When Thomas, the sometimes-gay footman, loses a plot contrivance in the form of His Lordship’s shirts, it leads to a startling exchange concerning the popularity of Thomas – ahem – below the plumb line. ‘Are you not popular downstairs?’ asks Cousin Robert. ‘I wouldn’t say that, m’lord,’ replies Thomas. And nor would we. We’ve been on Famous Males Forums.
But for all Thomas’s peevish-lusty scowls at new footman, Alfred, it’s not Thomas who is providing the gay action this episode. Leading the way in this, as in all else, are the Americans. Yes, when social barriers are broken down, all sorts of bi-curious desires come to the fore – including, it turns out, the sight of Shirley MacLaine crooning at Dame Maggie, ‘Let me call you, sweetheart. I’m in love with you.’ Give that woman her due.

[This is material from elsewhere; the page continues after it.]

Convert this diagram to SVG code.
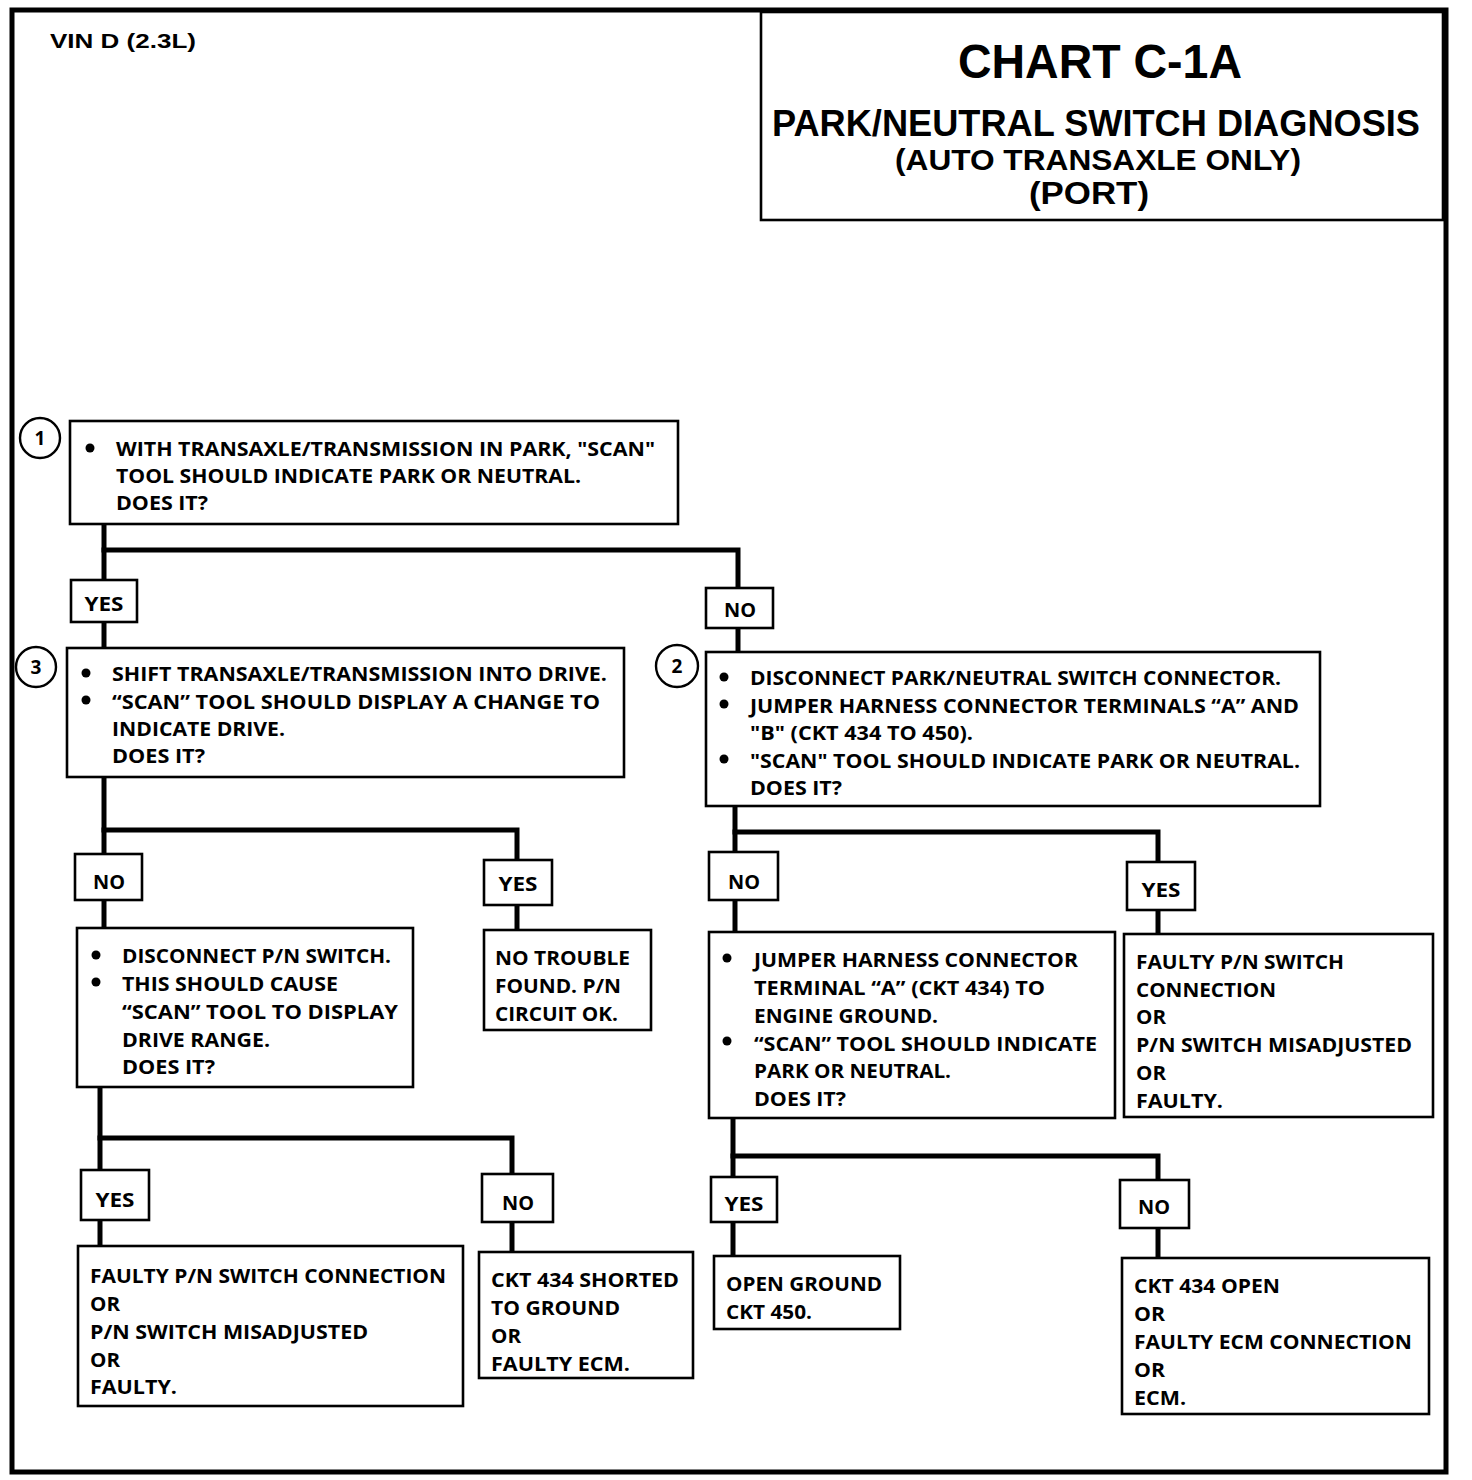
<svg xmlns="http://www.w3.org/2000/svg" width="1472" height="1480" viewBox="0 0 1472 1480">
<style>
.bx{fill:#fff;stroke:#000;stroke-width:2.6}
.lb{fill:#fff;stroke:#000;stroke-width:2.6}
.cn{fill:none;stroke:#000;stroke-width:5;stroke-linecap:square}
.t{font-family:"Open Sans","DejaVu Sans",sans-serif;font-weight:bold;font-size:20px;fill:#000}
.lt{font-family:"Open Sans","DejaVu Sans",sans-serif;font-weight:bold;font-size:20px;fill:#000;text-anchor:middle}
.h{font-family:"Liberation Sans",Arial,sans-serif;font-weight:bold;fill:#000;text-anchor:middle}
.num{font-family:"Open Sans","DejaVu Sans",sans-serif;font-weight:bold;font-size:19px;fill:#000;text-anchor:middle}
.cc{fill:#fff;stroke:#000;stroke-width:2.4}
</style>
<rect x="0" y="0" width="1472" height="1480" fill="#fff"/>
<rect x="12" y="10" width="1434" height="1462" fill="none" stroke="#000" stroke-width="5"/>
<text x="50" y="48" font-family="Liberation Sans, Arial, sans-serif" font-weight="bold" font-size="21" textLength="146" lengthAdjust="spacingAndGlyphs">VIN D (2.3L)</text>

<g id="title">
<rect x="761" y="12" width="682" height="208" fill="#fff" stroke="#000" stroke-width="2.6"/>
<text class="h" x="1100" y="78" font-size="49" textLength="284" lengthAdjust="spacingAndGlyphs">CHART C-1A</text>
<text class="h" x="1096" y="136" font-size="36" textLength="648" lengthAdjust="spacingAndGlyphs">PARK/NEUTRAL SWITCH DIAGNOSIS</text>
<text class="h" x="1098" y="170" font-size="29" textLength="406" lengthAdjust="spacingAndGlyphs">(AUTO TRANSAXLE ONLY)</text>
<text class="h" x="1089" y="204" font-size="31" textLength="120" lengthAdjust="spacingAndGlyphs">(PORT)</text>
</g>

<g id="connectors">
<polyline class="cn" points="104,524 104,580"/>
<polyline class="cn" points="104,550 738,550 738,588"/>
<polyline class="cn" points="104,622 104,648"/>
<polyline class="cn" points="738,628 738,652"/>
<polyline class="cn" points="104,777 104,854"/>
<polyline class="cn" points="104,830 517,830 517,860"/>
<polyline class="cn" points="104,900 104,928"/>
<polyline class="cn" points="517,905 517,930"/>
<polyline class="cn" points="100,1087 100,1170"/>
<polyline class="cn" points="100,1138 512,1138 512,1174"/>
<polyline class="cn" points="100,1220 100,1246"/>
<polyline class="cn" points="512,1222 512,1252"/>
<polyline class="cn" points="735,806 735,852"/>
<polyline class="cn" points="735,832 1158,832 1158,862"/>
<polyline class="cn" points="735,900 735,932"/>
<polyline class="cn" points="1158,910 1158,934"/>
<polyline class="cn" points="733,1118 733,1177"/>
<polyline class="cn" points="733,1156 1158,1156 1158,1180"/>
<polyline class="cn" points="733,1222 733,1256"/>
<polyline class="cn" points="1158,1228 1158,1258"/>
</g>

<g id="lbl-yes1"><rect class="lb" x="71" y="580" width="66" height="42"/><text class="lt" x="104" y="611" textLength="39" lengthAdjust="spacingAndGlyphs">YES</text></g>
<g id="lbl-no1"><rect class="lb" x="706" y="588" width="67" height="40"/><text class="lt" x="740" y="617" textLength="32" lengthAdjust="spacingAndGlyphs">NO</text></g>
<g id="lbl-no3"><rect class="lb" x="75" y="854" width="67" height="46"/><text class="lt" x="109" y="889" textLength="32" lengthAdjust="spacingAndGlyphs">NO</text></g>
<g id="lbl-yes3"><rect class="lb" x="484" y="860" width="68" height="45"/><text class="lt" x="518" y="891" textLength="39" lengthAdjust="spacingAndGlyphs">YES</text></g>
<g id="lbl-yes4"><rect class="lb" x="81" y="1170" width="68" height="50"/><text class="lt" x="115" y="1207" textLength="39" lengthAdjust="spacingAndGlyphs">YES</text></g>
<g id="lbl-no4"><rect class="lb" x="482" y="1174" width="71" height="48"/><text class="lt" x="518" y="1210" textLength="32" lengthAdjust="spacingAndGlyphs">NO</text></g>
<g id="lbl-no2"><rect class="lb" x="709" y="852" width="69" height="48"/><text class="lt" x="744" y="889" textLength="32" lengthAdjust="spacingAndGlyphs">NO</text></g>
<g id="lbl-yes2"><rect class="lb" x="1127" y="862" width="68" height="48"/><text class="lt" x="1161" y="897" textLength="39" lengthAdjust="spacingAndGlyphs">YES</text></g>
<g id="lbl-yes5"><rect class="lb" x="711" y="1177" width="66" height="45"/><text class="lt" x="744" y="1211" textLength="39" lengthAdjust="spacingAndGlyphs">YES</text></g>
<g id="lbl-no5"><rect class="lb" x="1120" y="1180" width="69" height="48"/><text class="lt" x="1154" y="1214" textLength="32" lengthAdjust="spacingAndGlyphs">NO</text></g>

<g id="node1">
<circle class="cc" cx="40" cy="438" r="20"/><text class="num" x="40" y="445">1</text>
<rect class="bx" x="70" y="421" width="608" height="103"/>
<circle cx="90" cy="448" r="4.5"/>
<text class="t" x="116" y="456" textLength="539" lengthAdjust="spacingAndGlyphs">WITH TRANSAXLE/TRANSMISSION IN PARK, "SCAN"</text>
<text class="t" x="116" y="483" textLength="465" lengthAdjust="spacingAndGlyphs">TOOL SHOULD INDICATE PARK OR NEUTRAL.</text>
<text class="t" x="116" y="510" textLength="92" lengthAdjust="spacingAndGlyphs">DOES IT?</text>
</g>

<g id="node3">
<circle class="cc" cx="36" cy="667" r="20"/><text class="num" x="36" y="674">3</text>
<rect class="bx" x="67" y="648" width="557" height="129"/>
<circle cx="86" cy="673" r="4.5"/>
<circle cx="86" cy="700" r="4.5"/>
<text class="t" x="112" y="681" textLength="495" lengthAdjust="spacingAndGlyphs">SHIFT TRANSAXLE/TRANSMISSION  INTO DRIVE.</text>
<text class="t" x="112" y="709" textLength="488" lengthAdjust="spacingAndGlyphs">“SCAN” TOOL SHOULD DISPLAY A CHANGE TO</text>
<text class="t" x="112" y="736" textLength="173" lengthAdjust="spacingAndGlyphs">INDICATE DRIVE.</text>
<text class="t" x="112" y="763" textLength="93" lengthAdjust="spacingAndGlyphs">DOES IT?</text>
</g>

<g id="node2">
<circle class="cc" cx="677" cy="666" r="21"/><text class="num" x="677" y="673">2</text>
<rect class="bx" x="706" y="652" width="614" height="154"/>
<circle cx="724" cy="677" r="4.5"/>
<circle cx="724" cy="704" r="4.5"/>
<circle cx="724" cy="759" r="4.5"/>
<text class="t" x="750" y="685" textLength="531" lengthAdjust="spacingAndGlyphs">DISCONNECT PARK/NEUTRAL SWITCH CONNECTOR.</text>
<text class="t" x="750" y="713" textLength="549" lengthAdjust="spacingAndGlyphs">JUMPER HARNESS CONNECTOR TERMINALS “A” AND</text>
<text class="t" x="750" y="740" textLength="223" lengthAdjust="spacingAndGlyphs">"B" (CKT 434 TO 450).</text>
<text class="t" x="750" y="768" textLength="550" lengthAdjust="spacingAndGlyphs">"SCAN" TOOL SHOULD INDICATE PARK OR NEUTRAL.</text>
<text class="t" x="750" y="795" textLength="92" lengthAdjust="spacingAndGlyphs">DOES IT?</text>
</g>

<g id="node4">
<rect class="bx" x="77" y="928" width="336" height="159"/>
<circle cx="96" cy="955" r="4.5"/>
<circle cx="96" cy="982" r="4.5"/>
<text class="t" x="122" y="963" textLength="269" lengthAdjust="spacingAndGlyphs">DISCONNECT P/N SWITCH.</text>
<text class="t" x="122" y="991" textLength="216" lengthAdjust="spacingAndGlyphs">THIS SHOULD CAUSE</text>
<text class="t" x="122" y="1019" textLength="276" lengthAdjust="spacingAndGlyphs">“SCAN” TOOL TO DISPLAY</text>
<text class="t" x="122" y="1047" textLength="148" lengthAdjust="spacingAndGlyphs">DRIVE RANGE.</text>
<text class="t" x="122" y="1074" textLength="93" lengthAdjust="spacingAndGlyphs">DOES IT?</text>
</g>

<g id="node5">
<rect class="bx" x="484" y="930" width="167" height="100"/>
<text class="t" x="495" y="965" textLength="135" lengthAdjust="spacingAndGlyphs">NO TROUBLE</text>
<text class="t" x="495" y="993" textLength="126" lengthAdjust="spacingAndGlyphs">FOUND.  P/N</text>
<text class="t" x="495" y="1021" textLength="123" lengthAdjust="spacingAndGlyphs">CIRCUIT OK.</text>
</g>

<g id="node6">
<rect class="bx" x="709" y="932" width="406" height="186"/>
<circle cx="727" cy="958" r="4.5"/>
<circle cx="727" cy="1041" r="4.5"/>
<text class="t" x="754" y="967" textLength="324" lengthAdjust="spacingAndGlyphs">JUMPER HARNESS CONNECTOR</text>
<text class="t" x="754" y="995" textLength="291" lengthAdjust="spacingAndGlyphs">TERMINAL “A” (CKT 434) TO</text>
<text class="t" x="754" y="1023" textLength="184" lengthAdjust="spacingAndGlyphs">ENGINE GROUND.</text>
<text class="t" x="754" y="1051" textLength="343" lengthAdjust="spacingAndGlyphs">“SCAN” TOOL SHOULD INDICATE</text>
<text class="t" x="754" y="1078" textLength="197" lengthAdjust="spacingAndGlyphs">PARK OR NEUTRAL.</text>
<text class="t" x="754" y="1106" textLength="92" lengthAdjust="spacingAndGlyphs">DOES IT?</text>
</g>

<g id="node7">
<rect class="bx" x="1124" y="934" width="309" height="183"/>
<text class="t" x="1136" y="969" textLength="208" lengthAdjust="spacingAndGlyphs">FAULTY P/N SWITCH</text>
<text class="t" x="1136" y="997" textLength="140" lengthAdjust="spacingAndGlyphs">CONNECTION</text>
<text class="t" x="1136" y="1024" textLength="30" lengthAdjust="spacingAndGlyphs">OR</text>
<text class="t" x="1136" y="1052" textLength="276" lengthAdjust="spacingAndGlyphs">P/N SWITCH MISADJUSTED</text>
<text class="t" x="1136" y="1080" textLength="30" lengthAdjust="spacingAndGlyphs">OR</text>
<text class="t" x="1136" y="1108" textLength="87" lengthAdjust="spacingAndGlyphs">FAULTY.</text>
</g>

<g id="node8">
<rect class="bx" x="78" y="1246" width="385" height="160"/>
<text class="t" x="90" y="1283" textLength="356" lengthAdjust="spacingAndGlyphs">FAULTY P/N SWITCH CONNECTION</text>
<text class="t" x="90" y="1311" textLength="30" lengthAdjust="spacingAndGlyphs">OR</text>
<text class="t" x="90" y="1339" textLength="278" lengthAdjust="spacingAndGlyphs">P/N SWITCH MISADJUSTED</text>
<text class="t" x="90" y="1367" textLength="30" lengthAdjust="spacingAndGlyphs">OR</text>
<text class="t" x="90" y="1394" textLength="87" lengthAdjust="spacingAndGlyphs">FAULTY.</text>
</g>

<g id="node9">
<rect class="bx" x="479" y="1252" width="214" height="126"/>
<text class="t" x="491" y="1287" textLength="188" lengthAdjust="spacingAndGlyphs">CKT 434 SHORTED</text>
<text class="t" x="491" y="1315" textLength="129" lengthAdjust="spacingAndGlyphs">TO GROUND</text>
<text class="t" x="491" y="1343" textLength="30" lengthAdjust="spacingAndGlyphs">OR</text>
<text class="t" x="491" y="1371" textLength="139" lengthAdjust="spacingAndGlyphs">FAULTY ECM.</text>
</g>

<g id="node10">
<rect class="bx" x="714" y="1256" width="186" height="73"/>
<text class="t" x="726" y="1291" textLength="156" lengthAdjust="spacingAndGlyphs">OPEN GROUND</text>
<text class="t" x="726" y="1319" textLength="86" lengthAdjust="spacingAndGlyphs">CKT 450.</text>
</g>

<g id="node11">
<rect class="bx" x="1122" y="1258" width="307" height="156"/>
<text class="t" x="1134" y="1293" textLength="146" lengthAdjust="spacingAndGlyphs">CKT 434 OPEN</text>
<text class="t" x="1134" y="1321" textLength="31" lengthAdjust="spacingAndGlyphs">OR</text>
<text class="t" x="1134" y="1349" textLength="278" lengthAdjust="spacingAndGlyphs">FAULTY ECM CONNECTION</text>
<text class="t" x="1134" y="1377" textLength="31" lengthAdjust="spacingAndGlyphs">OR</text>
<text class="t" x="1134" y="1405" textLength="52" lengthAdjust="spacingAndGlyphs">ECM.</text>
</g>
</svg>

With sheer Yankee-doodle charisma alone, she is able to fill Dame Maggie’s well of loneliness.
But it’s loneliness of a different kind that most resonates with us this week. Specifically the love of dear Edith for Sir Anthony Strallan: a clammy vicar’s handshake of a man who is limpidly unworthy of her.
Lady Edith has a point when she observes that Sir Anthony has the advantage of (a) not being a chauffeur and (b) not being dead. To this list, she could also have added: he doesn’t bang on about Irish independence all the time, and he doesn’t wibble his bottom lip while emoting, ‘I do love you so terribly much’.
Still, Lady Edith – always painted as the Ugly Duckling of the Downton girls – is, for our money, the true weapon in Downton’s dynastic armoury. ‘Some animals adapt to new surroundings’, observes writer Julian Fellowes, plucking an animal analogy from his Big Book of Metaphors. But for all Sir Anthony is, you know, alive, if Edith marries him, it would be like seeing a gazelle handcuffed to a dormouse. This cannot happen.
Aired at 9pm on Sunday 23rd September 2012 on ITV1.